I put Alex between my arms and let him turn the reel as I held onto the rod (for dear life). The finely machined mechanics of the fly reel purred revolution after revolution for what seemed like five minutes. Curiously, the line was clearly spooling onto the reel but out there on the horizon of the lake it didn’t seem to be getting any closer to the boat or the surface of the water.
The moment became very surreal for me as I began to think about a corpse or something more inexplicable on the end of the line with my entire family watching. But I let Alex continue to turn the reel.
And then, 100 feet out from the boat my empty hook broke the surface of the water and hung, suspended, in spite of Alex’s continued reeling efforts, six inches above the water, as though someone from the heavens had dropped a fishing line straight down into Lake Powell. The hook swayed and glistened in the afternoon sun. Droplets of water slid down the monofilament and dangled at the base of the hook before plunging into the lake and rejoining the trillions and trillions of droplets just like them that make up this portion of the Colorado River.
We were all confused and spiraling into surreal free fall as we stared at the suspended, motionless hook.
Alex was being gentle, perhaps too respectful of my fly kit and I wanted to muscle us out of this moment before someone fainted. I took the rod and turned the reel furiously as the hook moved toward the boat, clearly dragging something stubborn. I raised the rod high above my six foot frame thinking I could affect some change out there and that’s when I saw, cradled in the bend of the hook, secured by the millimeter long barb, another piece of monofilament, which arched down from the hook on either side creating a pyramid shape that glistened and sparkled before either end of this second monofilament line disappeared down into the water.
So, I surmised, we’d caught someone’s lost fishing line but being the neurotic, worrisome father that I am, I assumed the fisherman was still on the other end.
My options now were to continue on and drag this object into the boat, or pitch my handcrafted rod into the lake and put a stop to something that could possibly end very badly.

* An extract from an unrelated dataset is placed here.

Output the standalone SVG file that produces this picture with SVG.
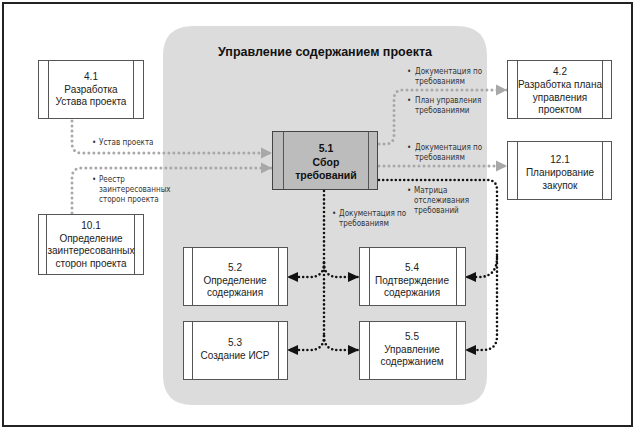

There was no middle ground.
I carried on, turning and turning, drawing the object closer and closer to the boat.
And then it broke the surface with a small suction sound and hung a foot above the water, two feet away from the aft. There it was, a trophy greater than any record fish: Alexander’s rod and reel, intact with a piece of Gummy Bear still speared on the hook. In every moment that I remember this story, I like to remind myself that Lake Powell covers 108,335 square miles and holds 7,925,358,407,494 of water; and that the gap of a fishing hook is less than half an inch and a piece of monofilament line is 3/1000 of an inch.
I carefully landed the rod and reel, organized the line, shook off the water and handed it all to Alex. He looked up at me, smiled and cast a gummy bear out into the lake.
There’s a saying or a prayer or a country music lyric that goes, “Lord, let me be the man my dog thinks I am.”
Well, I have spent the past quarter century trying to be the man that Alex knew I was in that moment. Maybe the secret is actually his weapon to keep me in line.